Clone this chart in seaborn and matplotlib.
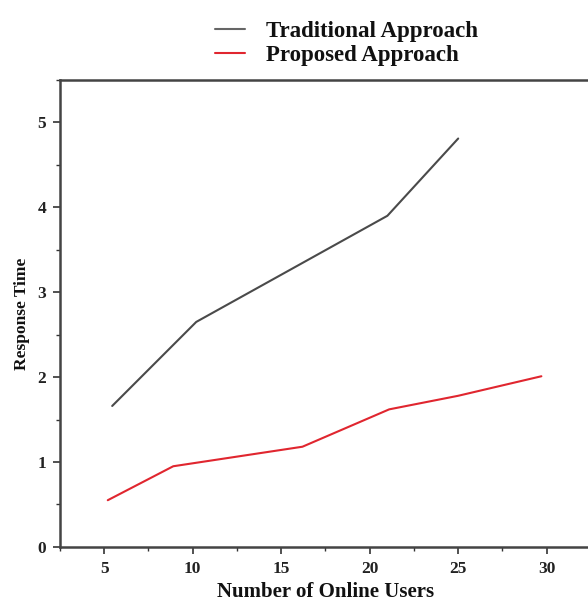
import numpy as np
import pandas as pd
import matplotlib
matplotlib.use("Agg")
import matplotlib.pyplot as plt
from matplotlib.ticker import MultipleLocator
import seaborn as sns

# datos
trad_x = [5.45, 10.2, 21.0, 25.0]
trad_y = [1.66, 2.65, 3.9, 4.81]
prop_x = [5.2, 8.9, 16.2, 21.1, 25.0, 29.7]
prop_y = [0.55, 0.95, 1.18, 1.62, 1.78, 2.01]
series = ["Traditional Approach", "Proposed Approach"]

df = pd.concat([
    pd.DataFrame({"x": trad_x, "y": trad_y, "Serie": series[0]}),
    pd.DataFrame({"x": prop_x, "y": prop_y, "Serie": series[1]}),
])

sns.set_style("ticks")
plt.rcParams["font.family"] = ["Liberation Serif", "DejaVu Serif"]
plt.rcParams["font.weight"] = "bold"

fig = plt.figure(figsize=(5.88, 6.01), dpi=100)
ax = fig.add_axes([0.102, 0.09, 0.903, 0.777])

sns.lineplot(data=df, x="x", y="y", hue="Serie", hue_order=series,
             palette=["#4a4a4a", "#e0262f"], linewidth=1.5, sort=False,
             estimator=None, ax=ax)

ax.set_xlim(2.5, 32.5)
ax.set_ylim(0, 5.5)
ax.xaxis.set_major_locator(MultipleLocator(5))
ax.xaxis.set_minor_locator(MultipleLocator(2.5))
ax.yaxis.set_major_locator(MultipleLocator(1))
ax.yaxis.set_minor_locator(MultipleLocator(0.5))
ax.tick_params(which="major", direction="out", length=5, width=1.2,
               labelsize=12.5, colors="#333333", pad=5)
ax.tick_params(which="minor", direction="out", length=3, width=1.0,
               colors="#333333")
for lab in ax.get_xticklabels() + ax.get_yticklabels():
    lab.set_fontweight("bold")
    lab.set_color("#222222")
for s in ax.spines.values():
    s.set_linewidth(1.8)
    s.set_color("#444444")

ax.set_xlabel("Number of Online Users", fontsize=15, fontweight="bold",
              labelpad=4, color="#111111")
ax.set_ylabel("Response Time", fontsize=12.5, fontweight="bold",
              labelpad=5, color="#111111")

leg = ax.legend(loc="lower center", bbox_to_anchor=(0.54, 1.0), frameon=False,
                fontsize=16.5, handlelength=1.3, handletextpad=0.9,
                borderaxespad=0.2, labelspacing=0.12)
for t in leg.get_texts():
    t.set_fontweight("bold")
    t.set_color("#111111")
leg.get_lines()[0].set_color("#666666")

fig.savefig("out.png", dpi=100)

▶ _Goal of the exercise_: Repeat, word for word and with no pictures, only the lines running from the beginning of the data to the line that contains "ax = fig.add_axes([0.102, 0.09, 0.903, 0.777])".

▶ _Solution for this exercise_:
Clone this chart in seaborn and matplotlib.
import numpy as np
import pandas as pd
import matplotlib
matplotlib.use("Agg")
import matplotlib.pyplot as plt
from matplotlib.ticker import MultipleLocator
import seaborn as sns

# datos
trad_x = [5.45, 10.2, 21.0, 25.0]
trad_y = [1.66, 2.65, 3.9, 4.81]
prop_x = [5.2, 8.9, 16.2, 21.1, 25.0, 29.7]
prop_y = [0.55, 0.95, 1.18, 1.62, 1.78, 2.01]
series = ["Traditional Approach", "Proposed Approach"]

df = pd.concat([
    pd.DataFrame({"x": trad_x, "y": trad_y, "Serie": series[0]}),
    pd.DataFrame({"x": prop_x, "y": prop_y, "Serie": series[1]}),
])

sns.set_style("ticks")
plt.rcParams["font.family"] = ["Liberation Serif", "DejaVu Serif"]
plt.rcParams["font.weight"] = "bold"

fig = plt.figure(figsize=(5.88, 6.01), dpi=100)
ax = fig.add_axes([0.102, 0.09, 0.903, 0.777])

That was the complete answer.